-- START --

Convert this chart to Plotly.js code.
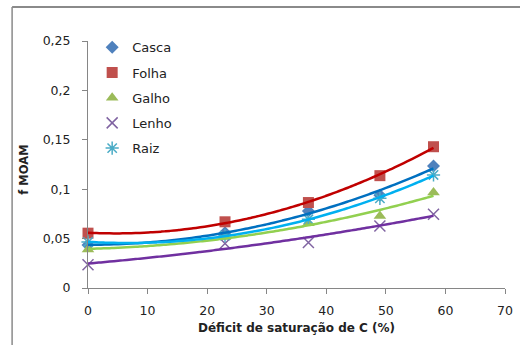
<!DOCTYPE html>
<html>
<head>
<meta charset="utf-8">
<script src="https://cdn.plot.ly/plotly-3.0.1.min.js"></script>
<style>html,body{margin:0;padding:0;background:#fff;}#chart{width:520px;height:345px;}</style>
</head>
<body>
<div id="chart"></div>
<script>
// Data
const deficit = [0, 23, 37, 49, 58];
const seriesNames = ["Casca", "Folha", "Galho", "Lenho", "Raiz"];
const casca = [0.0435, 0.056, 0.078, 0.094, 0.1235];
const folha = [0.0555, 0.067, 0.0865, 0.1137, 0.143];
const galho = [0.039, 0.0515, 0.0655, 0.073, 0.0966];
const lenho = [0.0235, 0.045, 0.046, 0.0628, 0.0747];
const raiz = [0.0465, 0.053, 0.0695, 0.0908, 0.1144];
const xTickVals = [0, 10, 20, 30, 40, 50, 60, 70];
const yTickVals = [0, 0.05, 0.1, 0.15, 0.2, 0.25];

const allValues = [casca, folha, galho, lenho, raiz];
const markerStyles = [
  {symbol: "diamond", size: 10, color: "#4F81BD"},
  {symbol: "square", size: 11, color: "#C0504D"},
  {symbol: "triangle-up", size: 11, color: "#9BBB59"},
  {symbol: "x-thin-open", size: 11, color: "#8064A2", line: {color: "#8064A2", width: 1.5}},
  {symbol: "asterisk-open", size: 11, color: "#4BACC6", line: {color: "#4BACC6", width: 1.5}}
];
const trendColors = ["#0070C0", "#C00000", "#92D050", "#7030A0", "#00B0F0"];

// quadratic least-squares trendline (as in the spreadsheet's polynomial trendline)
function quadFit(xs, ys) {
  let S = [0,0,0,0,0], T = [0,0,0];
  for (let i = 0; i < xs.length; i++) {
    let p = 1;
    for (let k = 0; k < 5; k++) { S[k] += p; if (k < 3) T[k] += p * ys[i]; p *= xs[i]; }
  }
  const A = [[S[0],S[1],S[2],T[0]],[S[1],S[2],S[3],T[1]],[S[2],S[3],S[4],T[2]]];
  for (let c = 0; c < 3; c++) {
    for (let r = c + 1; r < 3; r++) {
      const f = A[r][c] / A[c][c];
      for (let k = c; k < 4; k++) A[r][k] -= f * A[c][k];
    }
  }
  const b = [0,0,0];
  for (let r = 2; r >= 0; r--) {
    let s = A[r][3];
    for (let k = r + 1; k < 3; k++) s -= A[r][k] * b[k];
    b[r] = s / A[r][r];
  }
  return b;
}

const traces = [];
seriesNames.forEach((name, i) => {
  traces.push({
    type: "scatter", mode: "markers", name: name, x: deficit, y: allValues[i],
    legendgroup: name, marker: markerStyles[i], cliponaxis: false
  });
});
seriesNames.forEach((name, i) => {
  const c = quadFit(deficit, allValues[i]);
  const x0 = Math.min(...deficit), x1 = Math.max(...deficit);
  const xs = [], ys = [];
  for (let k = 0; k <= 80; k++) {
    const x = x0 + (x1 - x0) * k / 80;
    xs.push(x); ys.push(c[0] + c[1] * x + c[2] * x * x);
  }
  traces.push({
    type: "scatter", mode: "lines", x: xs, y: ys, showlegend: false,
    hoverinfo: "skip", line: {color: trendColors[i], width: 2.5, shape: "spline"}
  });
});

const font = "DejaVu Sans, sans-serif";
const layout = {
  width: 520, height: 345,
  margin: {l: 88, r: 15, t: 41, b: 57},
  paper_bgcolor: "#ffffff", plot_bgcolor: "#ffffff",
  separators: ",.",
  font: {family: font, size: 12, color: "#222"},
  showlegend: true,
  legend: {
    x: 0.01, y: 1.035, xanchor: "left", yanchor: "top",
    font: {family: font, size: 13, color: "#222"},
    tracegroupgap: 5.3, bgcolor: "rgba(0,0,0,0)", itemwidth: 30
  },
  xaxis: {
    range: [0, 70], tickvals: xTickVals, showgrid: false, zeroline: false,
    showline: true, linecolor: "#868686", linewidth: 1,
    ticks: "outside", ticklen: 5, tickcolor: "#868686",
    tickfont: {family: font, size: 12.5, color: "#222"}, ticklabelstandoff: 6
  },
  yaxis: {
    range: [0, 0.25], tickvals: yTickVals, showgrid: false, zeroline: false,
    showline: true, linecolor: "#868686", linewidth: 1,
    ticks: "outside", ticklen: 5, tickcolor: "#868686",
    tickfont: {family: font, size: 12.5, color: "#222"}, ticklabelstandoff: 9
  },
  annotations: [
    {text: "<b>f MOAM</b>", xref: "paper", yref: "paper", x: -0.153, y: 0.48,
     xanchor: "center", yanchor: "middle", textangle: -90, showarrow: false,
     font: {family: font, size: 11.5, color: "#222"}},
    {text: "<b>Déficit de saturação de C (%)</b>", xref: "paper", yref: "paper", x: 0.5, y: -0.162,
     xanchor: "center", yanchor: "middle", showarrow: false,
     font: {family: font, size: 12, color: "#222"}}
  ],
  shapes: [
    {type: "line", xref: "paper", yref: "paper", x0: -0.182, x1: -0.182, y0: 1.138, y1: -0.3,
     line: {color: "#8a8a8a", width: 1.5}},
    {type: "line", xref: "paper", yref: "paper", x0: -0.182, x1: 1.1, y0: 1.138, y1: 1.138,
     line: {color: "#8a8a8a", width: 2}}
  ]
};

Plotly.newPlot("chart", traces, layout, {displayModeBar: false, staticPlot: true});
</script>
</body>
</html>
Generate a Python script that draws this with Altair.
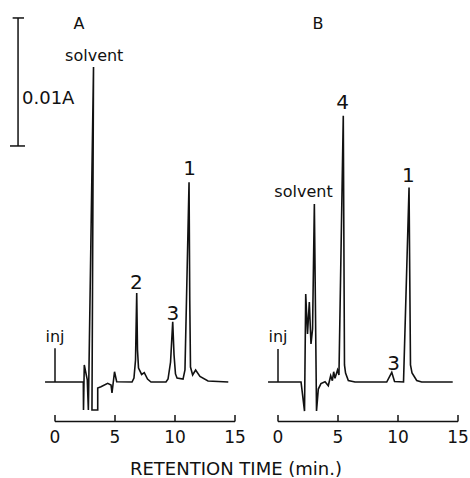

-- END --

- **Required task**
Print all of the entries word for word. Omit the pictures they contain.

- **Written solution**
Convert this chart to Plotly.js code.
<!DOCTYPE html>
<html>
<head>
<meta charset="utf-8">
<script src="https://cdn.plot.ly/plotly-3.0.1.min.js"></script>
<style>html,body{margin:0;padding:0;background:#fff;}#chart{width:520px;height:345px;}</style>
</head>
<body>
<div id="chart"></div>
<script>
// Data
const deficit = [0, 23, 37, 49, 58];
const seriesNames = ["Casca", "Folha", "Galho", "Lenho", "Raiz"];
const casca = [0.0435, 0.056, 0.078, 0.094, 0.1235];
const folha = [0.0555, 0.067, 0.0865, 0.1137, 0.143];
const galho = [0.039, 0.0515, 0.0655, 0.073, 0.0966];
const lenho = [0.0235, 0.045, 0.046, 0.0628, 0.0747];
const raiz = [0.0465, 0.053, 0.0695, 0.0908, 0.1144];
const xTickVals = [0, 10, 20, 30, 40, 50, 60, 70];
const yTickVals = [0, 0.05, 0.1, 0.15, 0.2, 0.25];

const allValues = [casca, folha, galho, lenho, raiz];
const markerStyles = [
  {symbol: "diamond", size: 10, color: "#4F81BD"},
  {symbol: "square", size: 11, color: "#C0504D"},
  {symbol: "triangle-up", size: 11, color: "#9BBB59"},
  {symbol: "x-thin-open", size: 11, color: "#8064A2", line: {color: "#8064A2", width: 1.5}},
  {symbol: "asterisk-open", size: 11, color: "#4BACC6", line: {color: "#4BACC6", width: 1.5}}
];
const trendColors = ["#0070C0", "#C00000", "#92D050", "#7030A0", "#00B0F0"];

// quadratic least-squares trendline (as in the spreadsheet's polynomial trendline)
function quadFit(xs, ys) {
  let S = [0,0,0,0,0], T = [0,0,0];
  for (let i = 0; i < xs.length; i++) {
    let p = 1;
    for (let k = 0; k < 5; k++) { S[k] += p; if (k < 3) T[k] += p * ys[i]; p *= xs[i]; }
  }
  const A = [[S[0],S[1],S[2],T[0]],[S[1],S[2],S[3],T[1]],[S[2],S[3],S[4],T[2]]];
  for (let c = 0; c < 3; c++) {
    for (let r = c + 1; r < 3; r++) {
      const f = A[r][c] / A[c][c];
      for (let k = c; k < 4; k++) A[r][k] -= f * A[c][k];
    }
  }
  const b = [0,0,0];
  for (let r = 2; r >= 0; r--) {
    let s = A[r][3];
    for (let k = r + 1; k < 3; k++) s -= A[r][k] * b[k];
    b[r] = s / A[r][r];
  }
  return b;
}

const traces = [];
seriesNames.forEach((name, i) => {
  traces.push({
    type: "scatter", mode: "markers", name: name, x: deficit, y: allValues[i],
    legendgroup: name, marker: markerStyles[i], cliponaxis: false
  });
});
seriesNames.forEach((name, i) => {
  const c = quadFit(deficit, allValues[i]);
  const x0 = Math.min(...deficit), x1 = Math.max(...deficit);
  const xs = [], ys = [];
  for (let k = 0; k <= 80; k++) {
    const x = x0 + (x1 - x0) * k / 80;
    xs.push(x); ys.push(c[0] + c[1] * x + c[2] * x * x);
  }
  traces.push({
    type: "scatter", mode: "lines", x: xs, y: ys, showlegend: false,
    hoverinfo: "skip", line: {color: trendColors[i], width: 2.5, shape: "spline"}
  });
});

const font = "DejaVu Sans, sans-serif";
const layout = {
  width: 520, height: 345,
  margin: {l: 88, r: 15, t: 41, b: 57},
  paper_bgcolor: "#ffffff", plot_bgcolor: "#ffffff",
  separators: ",.",
  font: {family: font, size: 12, color: "#222"},
  showlegend: true,
  legend: {
    x: 0.01, y: 1.035, xanchor: "left", yanchor: "top",
    font: {family: font, size: 13, color: "#222"},
    tracegroupgap: 5.3, bgcolor: "rgba(0,0,0,0)", itemwidth: 30
  },
  xaxis: {
    range: [0, 70], tickvals: xTickVals, showgrid: false, zeroline: false,
    showline: true, linecolor: "#868686", linewidth: 1,
    ticks: "outside", ticklen: 5, tickcolor: "#868686",
    tickfont: {family: font, size: 12.5, color: "#222"}, ticklabelstandoff: 6
  },
  yaxis: {
    range: [0, 0.25], tickvals: yTickVals, showgrid: false, zeroline: false,
    showline: true, linecolor: "#868686", linewidth: 1,
    ticks: "outside", ticklen: 5, tickcolor: "#868686",
    tickfont: {family: font, size: 12.5, color: "#222"}, ticklabelstandoff: 9
  },
  annotations: [
    {text: "<b>f MOAM</b>", xref: "paper", yref: "paper", x: -0.153, y: 0.48,
     xanchor: "center", yanchor: "middle", textangle: -90, showarrow: false,
     font: {family: font, size: 11.5, color: "#222"}},
    {text: "<b>Déficit de saturação de C (%)</b>", xref: "paper", yref: "paper", x: 0.5, y: -0.162,
     xanchor: "center", yanchor: "middle", showarrow: false,
     font: {family: font, size: 12, color: "#222"}}
  ],
  shapes: [
    {type: "line", xref: "paper", yref: "paper", x0: -0.182, x1: -0.182, y0: 1.138, y1: -0.3,
     line: {color: "#8a8a8a", width: 1.5}},
    {type: "line", xref: "paper", yref: "paper", x0: -0.182, x1: 1.1, y0: 1.138, y1: 1.138,
     line: {color: "#8a8a8a", width: 2}}
  ]
};

Plotly.newPlot("chart", traces, layout, {displayModeBar: false, staticPlot: true});
</script>
</body>
</html>
Generate a Python script that draws this with Altair.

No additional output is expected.